If you are fortunate enough to have a jar of watermelon rind pickles in the pantry, my Aunt Roxy would suggest that you hop up and get it. I ate many a meal in her cottage on Harbor Island, and early on I learned watermelon and tomatoes have a curious yet genuine affinity for one another. I imagine Aunt Roxy would greet today’s popular fresh tomato and watermelon salads with a satisfied nod of recognition.
We always had a difference of opinion, however, over cream gravy, a popular accompaniment for fried green tomatoes. It’s not that I am morally opposed to lily gilding, but I have never seen the point in putting something wet on something you have worked to make crisp and golden. A butter sauce on pan-fried soft-shelled crabs, chili or melted cheese on french fries, a big scoop of vanilla on a flaky double-crusted fruit pie: I don’t care what it is, the result is soggy food, and I don’t like it.
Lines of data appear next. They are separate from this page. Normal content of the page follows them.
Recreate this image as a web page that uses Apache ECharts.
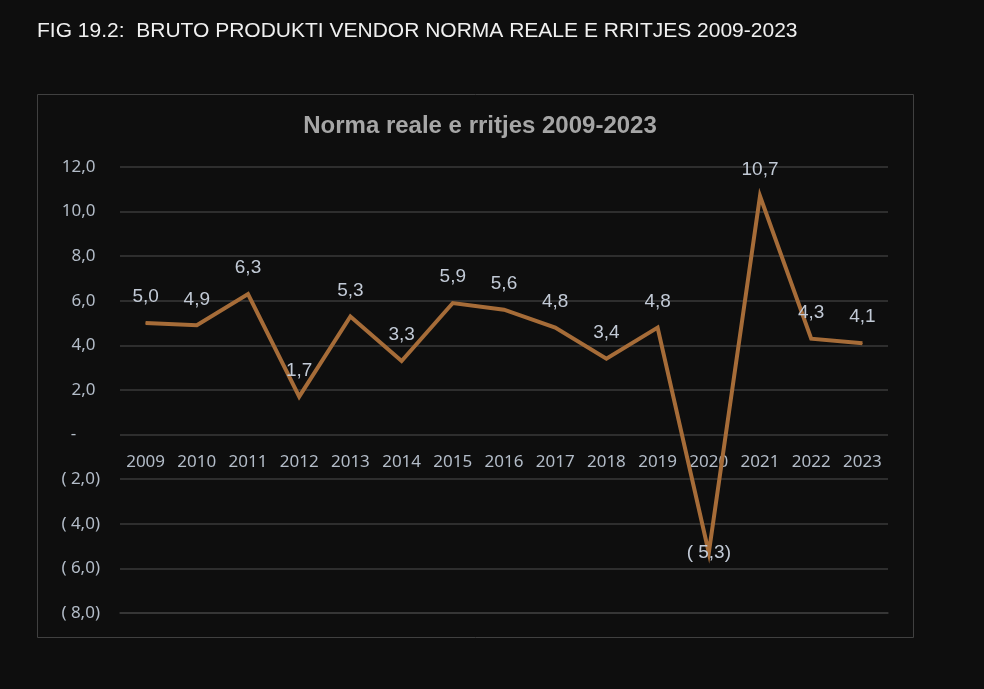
<!DOCTYPE html>
<html>
<head>
<meta charset="utf-8">
<script src="https://cdn.jsdelivr.net/npm/echarts@6/dist/echarts.min.js"></script>
<style>
  html, body { margin: 0; padding: 0; background: #0e0e0e; }
  #chart { width: 984px; height: 689px; }
</style>
</head>
<body>
<div id="chart"></div>
<script>
var years = ['2009', '2010', '2011', '2012', '2013', '2014', '2015', '2016',
  '2017', '2018', '2019', '2020', '2021', '2022', '2023'];
var growth = [5.0, 4.9, 6.3, 1.7, 5.3, 3.3, 5.9, 5.6, 4.8, 3.4, 4.8, -5.3, 10.7, 4.3, 4.1];

// accounting style: negatives in brackets, zero as a dash
function fmt(v, pad) {
  if (v === 0) return '-' + (pad ? '\u2007\u2007 ' : '');
  var s = Math.abs(v).toFixed(1).replace('.', ',');
  if (v < 0) return '( ' + s + ')';
  return s + (pad ? ' ' : '');
}

var seriesData = growth.map(function (v) {
  var item = { value: v };
  if (v < 0) {
    item.label = { position: 'inside' };
  }
  return item;
});

var chart = echarts.init(document.getElementById('chart'));
chart.setOption({
  backgroundColor: '#0e0e0e',
  animation: false,
  title: [{
    text: 'FIG 19.2:  BRUTO PRODUKTI VENDOR NORMA REALE E RRITJES 2009-2023',
    left: 32, top: 16,
    textStyle: { color: '#f0f0f0', fontFamily: 'Liberation Sans', fontSize: 21, fontWeight: 'normal' }
  }, {
    text: 'Norma reale e rritjes 2009-2023',
    left: 475, top: 109, textAlign: 'center',
    textStyle: { color: '#a6a6a6', fontFamily: 'Liberation Sans', fontSize: 24, fontWeight: 'bold' }
  }],
  graphic: [{
    type: 'rect',
    shape: { x: 37.5, y: 94.5, width: 876, height: 543 },
    style: { fill: 'none', stroke: '#404040', lineWidth: 1 },
    silent: true
  }],
  grid: { left: 120, right: 96, top: 167, bottom: 76 },
  xAxis: {
    type: 'category',
    data: years,
    boundaryGap: true,
    axisLine: { show: true, onZero: false, lineStyle: { color: '#3a3a3a', width: 1.5 } },
    axisTick: { show: false },
    // labels sit just under the zero line, as in the source chart
    axisLabel: {
      color: '#b3bcc8', fontFamily: 'Noto Sans', fontSize: 17, margin: -159
    }
  },
  yAxis: {
    type: 'value',
    min: -8, max: 12, interval: 2,
    axisLine: { show: false },
    axisTick: { show: false },
    splitLine: { lineStyle: { color: '#3a3a3a', width: 1.5 } },
    axisLabel: {
      color: '#b3bcc8', fontFamily: 'Noto Sans', fontSize: 17, margin: 20,
      formatter: function (v) { return fmt(v, true); }
    }
  },
  series: [{
    type: 'line',
    data: seriesData,
    symbol: 'circle',
    symbolSize: 1,
    itemStyle: { color: '#a66c38' },
    lineStyle: { color: '#a66c38', width: 4, cap: 'butt', join: 'miter' },
    label: {
      show: true,
      position: 'top',
      distance: 16,
      color: '#c2cad6',
      fontFamily: 'Liberation Sans',
      fontSize: 19,
      formatter: function (p) { return fmt(p.value, false); }
    }
  }]
});
</script>
</body>
</html>
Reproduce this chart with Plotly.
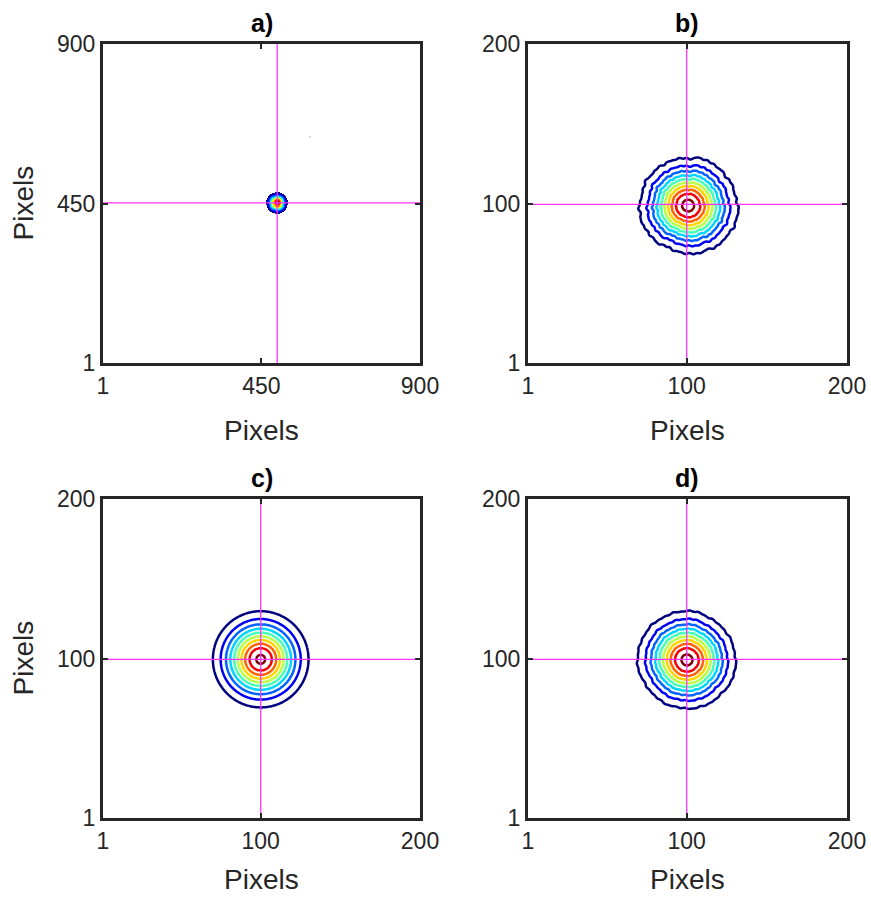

When it comes to the actual coating for fried green tomatoes, the most traditional choice is dried bread crumbs. I sometimes use the crisp, flaky Japanese bread crumbs called panko, but like Fannie Flagg, I am happiest with cornmeal. It can be white or yellow, fine-ground or coarse. It doesn’t matter as long as it is sweet-smelling — a sign of freshness. And if you happen to have some okra handy, you may as well fry that up at the same time. Trim the pods, cut them into bite-size nuggets, and coat them like the tomato slices. Although rule one when frying anything is not to crowd the pan (otherwise, the food will steam, not fry), there is always room to work a few pieces of okra into each batch of tomatoes. And whoever you are feeding will think you hung the moon and stars.
Fried Green Tomatoes (Serves 4)
When cutting tomatoes for frying, aim for slices between 1/4 and 1/2 inch thick. If too thin, you won’t get the custardy interior you want. And if the slices are too thick, then the coating will burn before the interior is softened.
About 1 cup of cornmeal
Coarse salt and freshly ground pepper
1 large egg, lightly beaten with a fork
4 extremely firm (but not rock-hard) large green tomatoes
Vegetable oil or bacon drippings (you can also use a combination of the two)
Preheat the oven to low. Season the cornmeal with salt and pepper and spread in a shallow bowl. Have ready the beaten egg in another shallow bowl. Cut the tomatoes into 1/2-inch slices (see above note).
Pour enough oil or drippings into a large heavy skillet to measure about 1/8 inch and heat over moderate heat until shimmering. Meanwhile, working in batches, dip one tomato slice at a time into the egg, turning to coat, then dredge it well in the cornmeal. As you coat each slice, put it on a sheet of waxed paper and let it rest for a minute or two. (This is something I remember watching Aunt Roxy do. It must give the cornmeal a chance to absorb some moisture and decide to adhere.) By the time you coat enough slices to fit in the skillet, the fat in the pan should be good and hot.
Carefully, so as not to dislodge the coating, slip a batch of tomato slices into the hot fat (do not crowd pan) and fry, turning as necessary, until golden on both sides. Drain the slices on paper towels and transfer them to a baking sheet; tuck them in the oven to stay warm and crisp.
Coat and fry the remaining tomato slices in batches, wiping out the skillet with a paper towel and adding more oil or drippings as needed. Be patient and give the fat time to heat up in between batches. You may find yourself eating the first slice or two while alone in the kitchen, but be sweet and share the rest.
Jane Lear was the senior articles editor at Gourmet and features director at Martha Stewart Living.